For the year ending 30 November, Levi Strauss recorded net income of $502m versus $210m a year earlier. Operating income increased to $678m from $263m for the same period a year earlier.
Revenues rose to $6.28bn compared with $6.0bn a year earlier.
This year’s results saw an absence of heavy restructuring, goodwill and impairment charges, which helped boost the firm’s bottom line.
“Over the past few years, we’ve taken bold steps toward becoming a DTC-first, head-to-toe denim lifestyle brand,” said Michelle Gass, president and CEO of Levi Strauss & Co. “We have narrowed our focus, improved operational execution and built greater agility across the organisation. As a result, we’ve elevated the Levi’s brand and delivered faster growth and higher profitability, as reflected by our Q4 and full year 2025 results. While we still have important work ahead, the company is at an inflection point—emerging as a stronger, more resilient global business ready to define the next chapter of LS&Co.”

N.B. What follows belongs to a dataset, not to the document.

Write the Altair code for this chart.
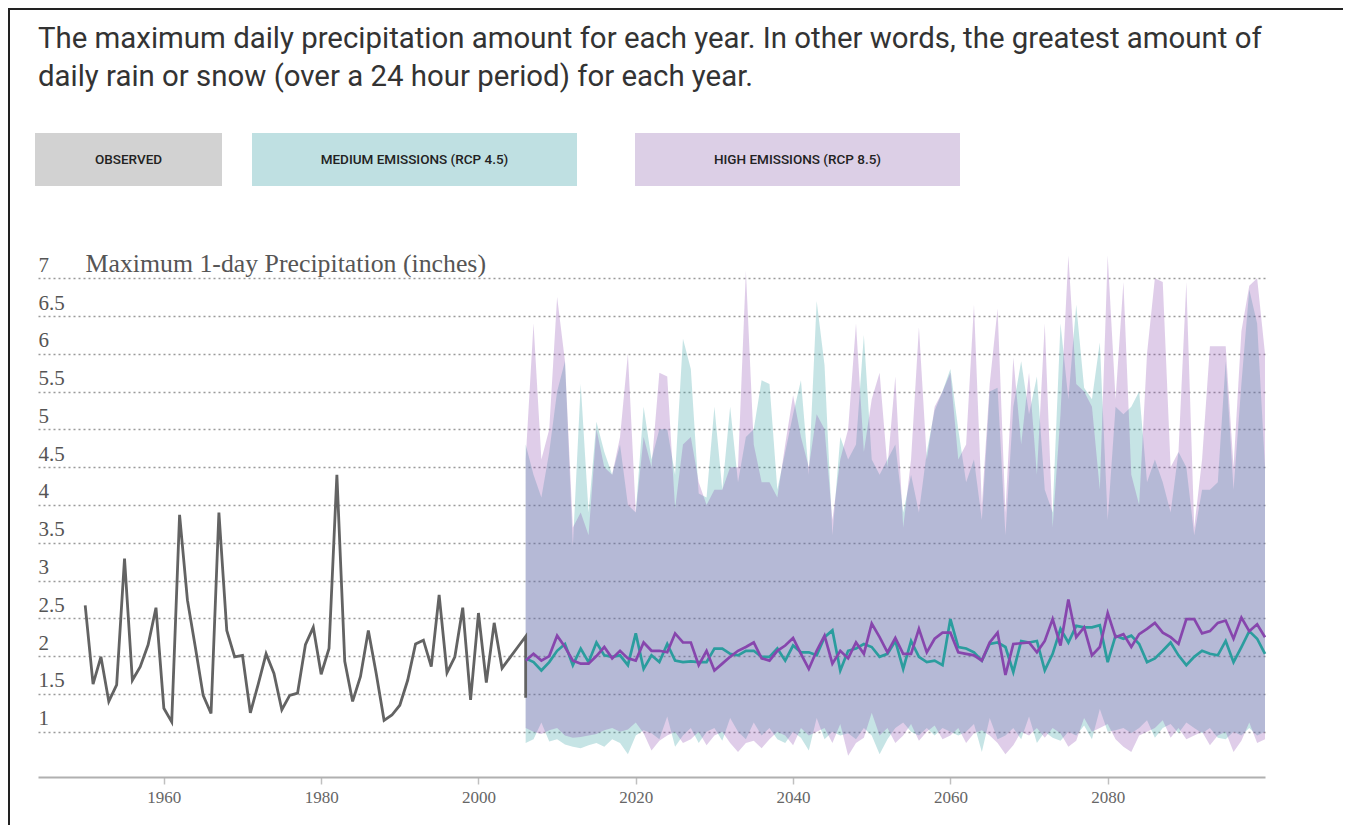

Harmit Singh, CFO of Levi Strauss & Co added: “We are sustaining our momentum, delivering 5% organic growth in the fourth quarter on top of an 8% increase in the prior year. Our success in denim lifestyle has enabled us to expand our addressable market, positioning us for mid-single digit growth in 2026 and beyond. Our disciplined approach to converting growth into profitability has improved adjusted EBIT margin in 2025 for the third year in a row, and we are on track to expand margins further as we strive toward 15%. Our confidence in this trajectory is reflected in a new $200 million ASR programme.”
In the fourth quarter, net revenues of $1.8bn increased 1% on a reported basis and 5% on an organic basis versus Q4 2024.
Net income from continuing operations was $160m compared to $180m in Q4 2024. Adjusted net income was $163m compared to $200m in Q4 2024.